立花隆と柳原和子

newmoonakiko2006-05-09

今年のお正月、私は何冊かの本を買い込み、読書に明け暮れた。1回手にした本は必ず最後まで読み切る、ページをめくるだけの箇所があっても、ほとんどの本はそうしてきた。ところが、この2冊だけは、どうしても読み切れない。両書とも、膨大な資料を駆使した大作ということもある。私の知的能力をはるかに超えているのかもしれない。でも・・なのである。
天皇と東大」の副題は大日本帝国の生と死である。一方、「百万回の永訣」は、がん再発日記。まったく、違ったテーマではあるが、ふたりの著者の資質ー勿論、当代きっての知性派と言う意味でもーが、もしかしたら、とても似ているのではないかと思える。フリーの記者として夫がロッキード事件を追いかけている時、立花隆文芸春秋という大きな組織をバックに精力的に取材し、それは「田中角栄研究」として大きな成果をあげた。夫の視野の中には、いつも10歳若い立花隆がいたようだった。夫の遺稿は「天皇について」であったので、立花隆のこの本を私は興味深く手にした。でも、・・まだ、「上」も読めない。
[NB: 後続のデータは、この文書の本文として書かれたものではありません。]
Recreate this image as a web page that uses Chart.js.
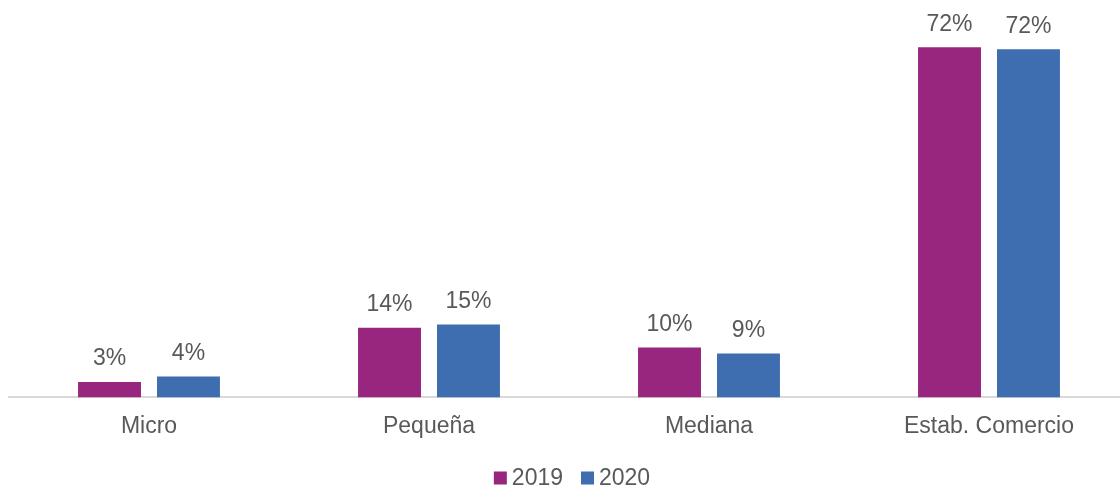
<!DOCTYPE html>
<html>
<head>
<meta charset="utf-8">
<script src="https://cdn.jsdelivr.net/npm/chart.js@4.4.1/dist/chart.umd.min.js"></script>
<style>
  html, body { margin: 0; padding: 0; overflow: hidden; background: #ffffff; }
  #wrap { width: 1130px; height: 492px; }
</style>
</head>
<body>
<div id="wrap"><canvas id="c" width="1130" height="492"></canvas></div>
<script>
const categories = ['Micro', 'Pequeña', 'Mediana', 'Estab. Comercio'];
const seriesNames = ['2019', '2020'];
const values2019 = [3.2, 14.4, 10.3, 72.4];
const values2020 = [4.3, 15.1, 9.1, 72.0];
const seriesColors = ['#98267f', '#3e6db0'];

const TEXT = '#595959';
const FONT = '"Liberation Sans", Arial, sans-serif';

// Percent labels above each bar
const barLabels = {
  id: 'barLabels',
  afterDatasetsDraw(chart) {
    const ctx = chart.ctx;
    ctx.save();
    ctx.font = '23px ' + FONT;
    ctx.fillStyle = TEXT;
    ctx.textAlign = 'center';
    ctx.textBaseline = 'alphabetic';
    chart.data.datasets.forEach((ds, i) => {
      chart.getDatasetMeta(i).data.forEach((bar, j) => {
        ctx.fillText(Math.round(ds.data[j]) + '%', bar.x, bar.y - 16.5);
      });
    });
    ctx.restore();
  }
};

// Compact legend with square swatches, centred under the plot
const squareLegend = {
  id: 'squareLegend',
  afterDraw(chart) {
    const ctx = chart.ctx;
    ctx.save();
    ctx.font = '23px ' + FONT;
    const box = 13, gapText = 5, gapItem = 18;
    const items = chart.data.datasets.map(ds => ({
      text: ds.label, color: ds.backgroundColor, w: ctx.measureText(ds.label).width
    }));
    let total = 0;
    items.forEach((it, k) => { total += box + gapText + it.w + (k ? gapItem : 0); });
    const area = chart.chartArea;
    let x = (area.left + area.right) / 2 + 3 - total / 2;
    const yMid = 478;
    ctx.textBaseline = 'middle';
    ctx.textAlign = 'left';
    items.forEach(it => {
      ctx.fillStyle = it.color;
      ctx.fillRect(x, yMid - box / 2, box, box);
      x += box + gapText;
      ctx.fillStyle = TEXT;
      ctx.fillText(it.text, x, yMid + 1);
      x += it.w + gapItem;
    });
    ctx.restore();
  }
};

new Chart(document.getElementById('c'), {
  type: 'bar',
  data: {
    labels: categories,
    datasets: [
      { label: seriesNames[0], data: values2019, backgroundColor: seriesColors[0] },
      { label: seriesNames[1], data: values2020, backgroundColor: seriesColors[1] }
    ]
  },
  options: {
    responsive: false,
    animation: false,
    layout: { padding: { left: 9, right: 1, top: 10.6, bottom: 37 } },
    datasets: { bar: { categoryPercentage: 0.564, barPercentage: 0.797 } },
    plugins: { legend: { display: false }, tooltip: { enabled: false } },
    scales: {
      x: {
        grid: { display: false, drawTicks: false },
        border: { display: true, color: '#d9d9d9', width: 2 },
        ticks: { color: TEXT, font: { size: 23, family: FONT }, padding: 15, maxRotation: 0 }
      },
      y: { display: false, min: 0, max: 80 }
    }
  },
  plugins: [barLabels, squareLegend]
});
</script>
</body>
</html>
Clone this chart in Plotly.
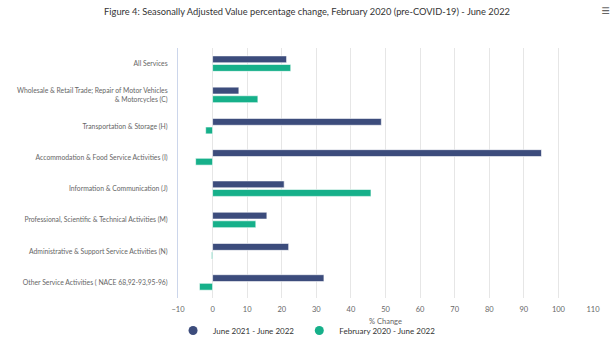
import plotly.graph_objects as go

categories = [
    "All Services",
    "Wholesale & Retail Trade; Repair of Motor Vehicles<br>& Motorcycles (C)",
    "Transportation & Storage (H)",
    "Accommodation & Food Service Activities (I)",
    "Information & Communication (J)",
    "Professional, Scientific & Technical Activities (M)",
    "Administrative & Support Service Activities (N)",
    "Other Service Activities ( NACE 68,92-93,95-96)",
]
june21_june22 = [21.4, 7.6, 48.8, 95.1, 20.7, 15.7, 22.0, 32.2]
feb20_june22 = [22.6, 13.1, -2.0, -4.9, 45.8, 12.5, -0.3, -3.8]
series_names = ["June 2021 - June 2022", "February 2020 - June 2022"]
colors = ["#3c4c7c", "#16b08a"]
x_ticks = list(range(-10, 111, 10))

fig = go.Figure()
for name, vals, col in zip(series_names, [june21_june22, feb20_june22], colors):
    fig.add_trace(go.Bar(
        y=categories, x=vals, orientation="h", name=name,
        marker=dict(color=col, line=dict(color="white", width=0.6)),
        showlegend=False,
    ))
for name, col in zip(series_names, colors):
    fig.add_trace(go.Scatter(
        x=[None], y=[None], mode="markers", name=name,
        marker=dict(color=col, size=9, symbol="circle"),
    ))

fig.update_layout(
    width=614, height=345,
    margin=dict(l=178, r=21, t=48, b=0),
    paper_bgcolor="white", plot_bgcolor="white",
    barmode="group", bargap=0.45, bargroupgap=0.2,
    font=dict(family="Lato, Open Sans, sans-serif", color="#666666", size=7),
    title=dict(
        text="Figure 4: Seasonally Adjusted Value percentage change, February 2020 (pre-COVID-19) - June 2022",
        x=0.5, xref="container", xanchor="center", y=0.965, yref="container",
        yanchor="middle",
        font=dict(size=9.3, color="#333333"),
    ),
    xaxis=dict(
        range=[-10, 110], tickvals=x_ticks, ticks="",
        showgrid=True, gridcolor="#e6e6e6", gridwidth=1,
        zeroline=False, showline=False, automargin=False,
        ticklabelstandoff=5,
        tickfont=dict(size=7.5, color="#666666"),
        title=dict(text="% Change", font=dict(size=7.5, color="#666666"), standoff=6),
    ),
    yaxis=dict(
        domain=[0.158, 1],
        categoryorder="array", categoryarray=categories, autorange="reversed",
        showline=True, linecolor="#ccd6eb", linewidth=1,
        showgrid=False, ticks="", ticklabelstandoff=8,
        tickfont=dict(size=6.8, color="#666666"),
    ),
    legend=dict(
        orientation="h", x=0.311, xanchor="center", xref="paper",
        y=0.0, yanchor="bottom", yref="paper",
        font=dict(size=8, color="#333333"), itemwidth=30,
    ),
)
fig.add_annotation(
    text="≡", xref="paper", yref="paper", x=1.045, y=1.17,
    showarrow=False, font=dict(size=16, color="#666666"),
)
fig.write_html("out.html")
一方、青春の2年間を同じ学びやで過ごした柳原和子社会学を学び、丹念な取材で描く彼女のルポルタージュは、いつも私に刺激を与え、よい仕事をしているなぁと思っていた。その彼女が、がんに侵され、現代医療に身をあずけて奮闘する姿を私は痛々しい気持ちでみていたのだ。そのがん闘病記の第3作が、この本である。でも、なぜか最後まで読むのがしんどい。ひとことで言えば、なぜか感応できない自分がいるのだ。
文芸春秋特別版「心と身体の拠方箋」の中で、彼女は「寂しい、だけど静か、なにより素敵な一日」というエッセイを書いている。その最後の一文、矛盾を切り抜け、混乱を受け止める力の蘇生を急げ!こころとからだは連動し、連鎖し、複雑に絡み合っている・・がんが私たちに示唆し、切望しているように思えてならない。
柳原さん、がんは私たちにこんなことを切望しているのだろうか?
立花隆も宇宙と脳という壮大なしくみを知的に解説してみせてくれた。でも、感応できない。どうしてだろうか?
今日は、天気が曇りなのでマジになってしまいました。これから,大阪に行きます。